A dramatic step in the right direction for clean, renewable energy production in Minnesota.
Minneapolis, MN -- (February 27, 2014) – Minnesota Community Solar (MNCS) praised today's long-anticipated Public Utilities Commission (PUC) ruling governing the development of community solar gardens in Minnesota. The decision is a dramatic step in the right direction for clean, renewable energy production in Minnesota.
Minnesota Community Solar is the first turn-key community solar garden developer in Xcel's territory.
The PUC's ruling came in response to Xcel Energy's petition regarding how community solar gardens (CSGs) will be integrated into Minnesota's electrical grid. CSGs became part of Minnesota's energy mix as part of a jobs bill passed by the Minnesota Legislature in 2013. Community solar gardens allow Xcel electricity customers to purchase solar energy from large arrays at locations away from their own homes, significantly expanding the number of Minnesotans with access to clean, locally-produced solar energy.
Minnesota Community Solar is pleased that the PUC's ruling will help ensure the growth and success of community solar in our state. The PUC's determinations establish a competitive, unlimited market in Xcel territory for community solar gardens, support strong consumer protection, ensure that solar garden customers will receive the full benefit of solar module warrantees, and set a viable interim rate for compensating solar garden subscribers. While the ruling is not perfect, MNCS believes the PUC's determinations move Minnesota in the right direction.
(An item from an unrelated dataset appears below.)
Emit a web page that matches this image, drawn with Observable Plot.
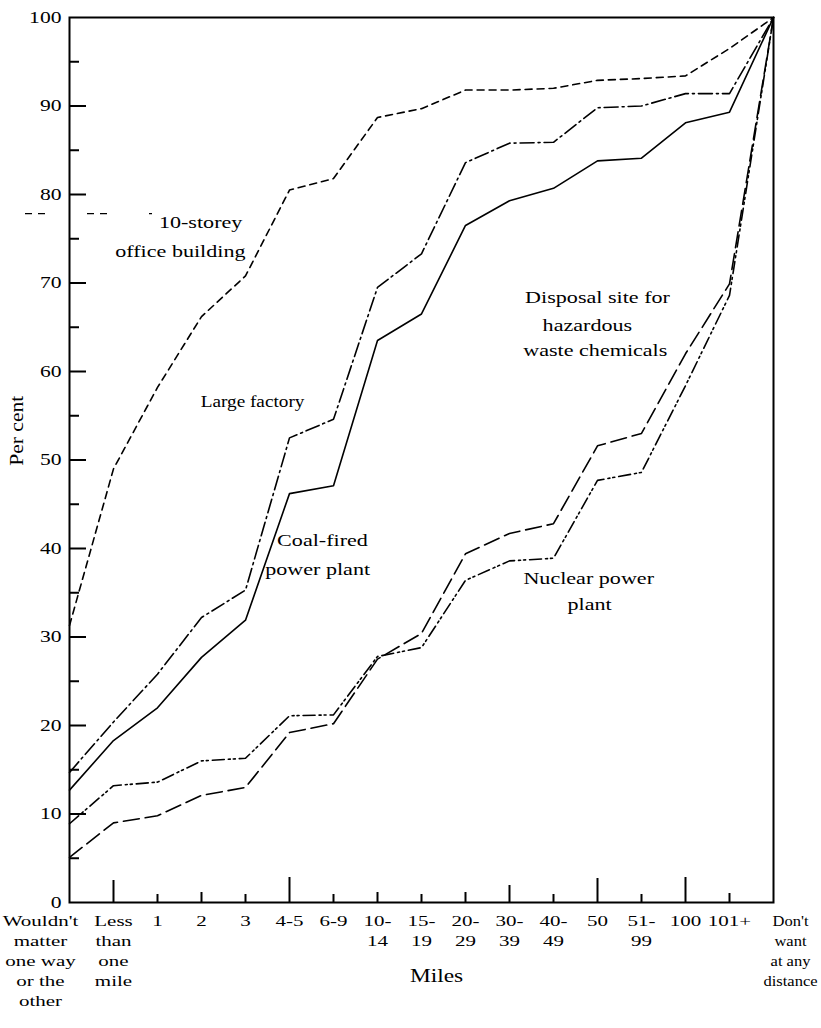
<!DOCTYPE html>
<html><head><meta charset="utf-8">
<script src="https://cdn.jsdelivr.net/npm/d3@7"></script>
<script src="https://cdn.jsdelivr.net/npm/@observablehq/plot@0.6"></script>
<style>body{margin:0;background:#fff}</style>
</head><body><div id="chart"></div>
<script>
// ---- data ----
const categories = ["Wouldn't matter one way or the other", "Less than one mile", "1", "2", "3", "4-5", "6-9", "10-14", "15-19", "20-29", "30-39", "40-49", "50", "51-99", "100", "101+", "Don't want at any distance"];
const tickLabels = ["Wouldn't\nmatter\none way\nor the\nother", "Less\nthan\none\nmile", "1", "2", "3", "4-5", "6-9", "10-\n14", "15-\n19", "20-\n29", "30-\n39", "40-\n49", "50", "51-\n99", "100", "101+", "Don't\nwant\nat any\ndistance"];
const yTicks = [0, 10, 20, 30, 40, 50, 60, 70, 80, 90, 100];
const yMinorTicks = [5, 15, 25, 35, 45, 55, 65, 75, 85, 95];

const officeBuilding = [31.3, 49, 58.2, 66.2, 70.8, 80.5, 81.8, 88.7, 89.7, 91.8, 91.8, 92, 92.9, 93.1, 93.4, 96.5, 100];
const largeFactory   = [14.7, 20.4, 25.8, 32.2, 35.3, 52.5, 54.6, 69.5, 73.3, 83.6, 85.8, 85.9, 89.8, 90.0, 91.4, 91.4, 100];
const coalPlant      = [12.7, 18.3, 22.0, 27.7, 31.9, 46.2, 47.1, 63.5, 66.5, 76.5, 79.3, 80.7, 83.8, 84.1, 88.1, 89.3, 100];
const disposalSite   = [5.1, 9.0, 9.8, 12.1, 13.0, 19.2, 20.2, 27.5, 30.4, 39.4, 41.7, 42.8, 51.6, 53.0, 62.0, 69.9, 100];
const nuclearPlant   = [8.9, 13.2, 13.6, 16.0, 16.3, 21.1, 21.2, 27.8, 28.8, 36.4, 38.6, 38.9, 47.7, 48.6, 58.4, 68.6, 100];

const seriesNames = ["10-storey office building", "Large factory", "Coal-fired power plant", "Disposal site for hazardous waste chemicals", "Nuclear power plant"];
const seriesValues = [officeBuilding, largeFactory, coalPlant, disposalSite, nuclearPlant];

// annotation text lines (x in category-index units, y in per cent)
const labelText = ["10-storey", "office building", "Coal-fired", "power plant", "Disposal site for", "hazardous", "waste chemicals", "Nuclear power", "plant"];
const labelX    = [2.98, 2.52, 5.75, 5.64, 12.0, 11.77, 11.95, 11.8, 11.82];
const labelY    = [76.8, 73.6, 40.9, 37.6, 68.4, 65.2, 62.4, 36.6, 33.7];

// ---- styles ----
const dashes = ["7,5", "14,4,2,4", "none", "16,6", "12,4,2,3,2,4"];
const xTickLength = [0, 22, 8, 10, 8, 25, 8, 10, 8, 10, 17, 8, 24, 8, 25, 9, 0];

const W = 821, H = 1028, mL = 69, mR = 48, mT = 17, mB = 126;
const pxY = (H - mT - mB) / 100;
const pxX = (W - mL - mR) / (categories.length - 1);
const font = "'Liberation Serif', 'Times New Roman', serif";

const rows = seriesNames.flatMap((name, s) => categories.map((c, i) => ({name, i, v: seriesValues[s][i]})));
const last = categories.length - 1;
const tag = (k) => () => k;

const marks = [
  ...seriesNames.map((name, s) => Plot.line(rows.filter(r => r.name === name), {
    x: "i", y: "v", stroke: "black", strokeWidth: 1.6, strokeDasharray: dashes[s]
  })),
  // y ticks (inward)
  Plot.ruleY(yTicks.slice(1, -1), {y: d => d, x1: 0, x2: 17 / pxX, stroke: "black", strokeWidth: 2}),
  Plot.ruleY(yMinorTicks, {y: d => d, x1: 0, x2: 10 / pxX, stroke: "black", strokeWidth: 2}),
  // x ticks (inward)
  Plot.ruleX(d3.range(1, last), {x: d => d, y1: 0, y2: d => xTickLength[d] / pxY, stroke: "black", strokeWidth: 2}),
  // key dash beside label
  Plot.ruleY([77.85], {x1: -44 / pxX, x2: 83 / pxX, stroke: "black", strokeWidth: 1.3, strokeDasharray: "7,6,7,42"}),
  Plot.frame({stroke: "black", strokeWidth: 2}),
  // y tick labels
  Plot.text(yTicks, {x: 0, y: d => d, text: d => String(d), dx: -8, textAnchor: "end", fontSize: 16, fill: "black", ariaLabel: tag("ylabels")}),
  // x tick labels
  Plot.text(tickLabels.slice(1, -1), {x: (d, i) => i + 1, y: 0, text: d => d, dy: 9, lineAnchor: "top", lineHeight: 1.43, fontSize: 14, fill: "black", ariaLabel: tag("xlabels")}),
  Plot.text([tickLabels[0]], {x: 0, y: 0, text: d => d, dx: -29, dy: 9, lineAnchor: "top", lineHeight: 1.43, fontSize: 14, fill: "black", ariaLabel: tag("xlabels")}),
  Plot.text([tickLabels[last]], {x: last, y: 0, text: d => d, dx: 17, dy: 9, lineAnchor: "top", lineHeight: 1.43, fontSize: 14, fill: "black", ariaLabel: tag("xlast")}),
  // axis titles
  Plot.text(["Miles"], {frameAnchor: "bottom", dx: 15, dy: 79, fontSize: 18, fill: "black", ariaLabel: tag("titles")}),
  Plot.text(["Per cent"], {x: 0, y: 53.3, dx: -52, rotate: -90, fontSize: 18, fill: "black", ariaLabel: tag("ytitle")}),
  // series labels
  Plot.text(labelText, {x: (d, i) => labelX[i], y: (d, i) => labelY[i], text: d => d, fontSize: 17, fill: "black", ariaLabel: tag("series")}),
  Plot.text(["Large factory"], {x: 4.16, y: 56.6, fontSize: 17.5, fill: "black", ariaLabel: tag("factory")})
];

const svg = Plot.plot({
  width: W, height: H,
  marginLeft: mL, marginRight: mR, marginTop: mT, marginBottom: mB,
  x: {type: "linear", domain: [0, last], axis: null},
  y: {domain: [0, 100], axis: null},
  style: {fontFamily: font, background: "white", color: "black", overflow: "visible"},
  marks
});

const stretch = {xlabels: 1.5, xlast: 1.18, ylabels: 1.35, titles: 1.3, ytitle: 1.2, series: 1.3, factory: 1.1};
for (const [k, s] of Object.entries(stretch)) {
  svg.querySelectorAll(`text[aria-label="${k}"]`).forEach(t => {
    t.setAttribute("transform", (t.getAttribute("transform") || "") + ` scale(${s},1)`);
    t.removeAttribute("aria-label");
  });
}
document.getElementById("chart").appendChild(svg);
</script>
</body></html>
Minnesota Community Solar CEO Ken Bradley stated, "Today marks the true beginning of the solar revolution in Minnesota. Minnesota Community Solar would like to thank the PUC, Minnesota's elected officials, our clean energy partners and colleagues, and our subscribers. Their determined support of our industry is helping secure a clean energy future for Minnesota. We look forward to working with Xcel Energy to increase energy independence, create local jobs, and reduce global warming pollution."